There is clearly a double use of the word “epic,” said Tim Brosnan, executive vice president for business at Major League Baseball in New York, reflecting popular slang phrases like “Dude, this is epic,” as well as the idea that “there are stories that contribute to the epic nature of baseball and over the course of a season baseball has an epic sweep, if you will.”

In another attempt to appeal to a more youthful audience, the campaign is changing the look of commercials and video clips. Formerly, spots celebrated the charms of baseball as a sport by offering glimpses of in-game action. The new commercials, on TV and online, offer humorous vignettes of popular players. In one spot, viewers are invited to visit the microsite for “a journey inside” the bushy beard of the reliever Brian Wilson of the San Francisco Giants.

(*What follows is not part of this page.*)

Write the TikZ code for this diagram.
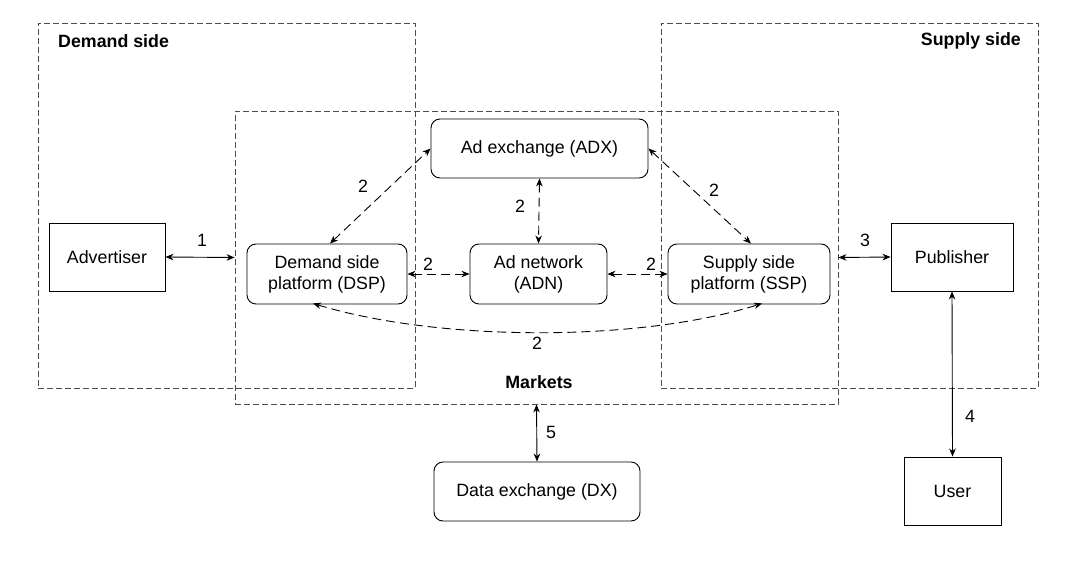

In a second commercial, the pitcher Felix Hernandez of the Seattle Mariners, who won the Cy Young Award last year, is shown winning all the stuffed animals at the Milk Jug Toss booth at a carnival. The carny inside the booth, disgusted, pulls the plug — literally — on the pitcher.

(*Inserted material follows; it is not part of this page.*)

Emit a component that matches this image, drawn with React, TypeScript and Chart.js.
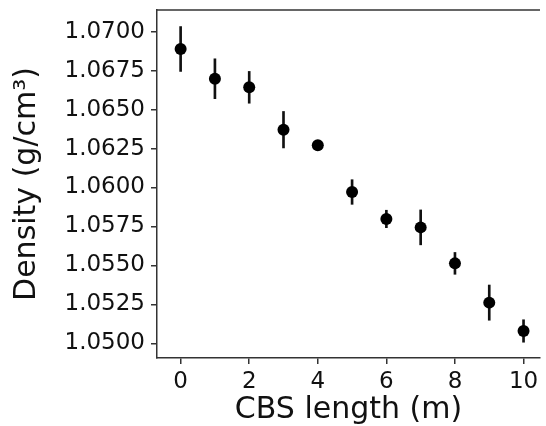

In a third spot, Ubaldo Jiménez, a pitcher for the Colorado Rockies, browses the racks of miniature souvenir license plates at a gift shop but — surprise! — cannot find one that reads “Ubaldo.” A teammate frets, “The bus is waiting,” but Mr. Jiménez asks, “Do you have any more in the back?”

Major League Baseball sponsors and partners like Pepsi-Cola and Fox Broadcasting have long centered campaigns on star players. So, too, have leagues for other sports like basketball and football; for example, a fanciful new “time travel” campaign for the National Basketball Association features players like Steve Nash.

But M.L.B. has shied from that because far more players have local or regional profiles than national stature.

“I’ve always been a proponent of emphasizing the personalities of the athletes,” said Bob Dorfman, executive creative director at Baker Street Advertising in San Francisco, who tracks the value of players as endorsers.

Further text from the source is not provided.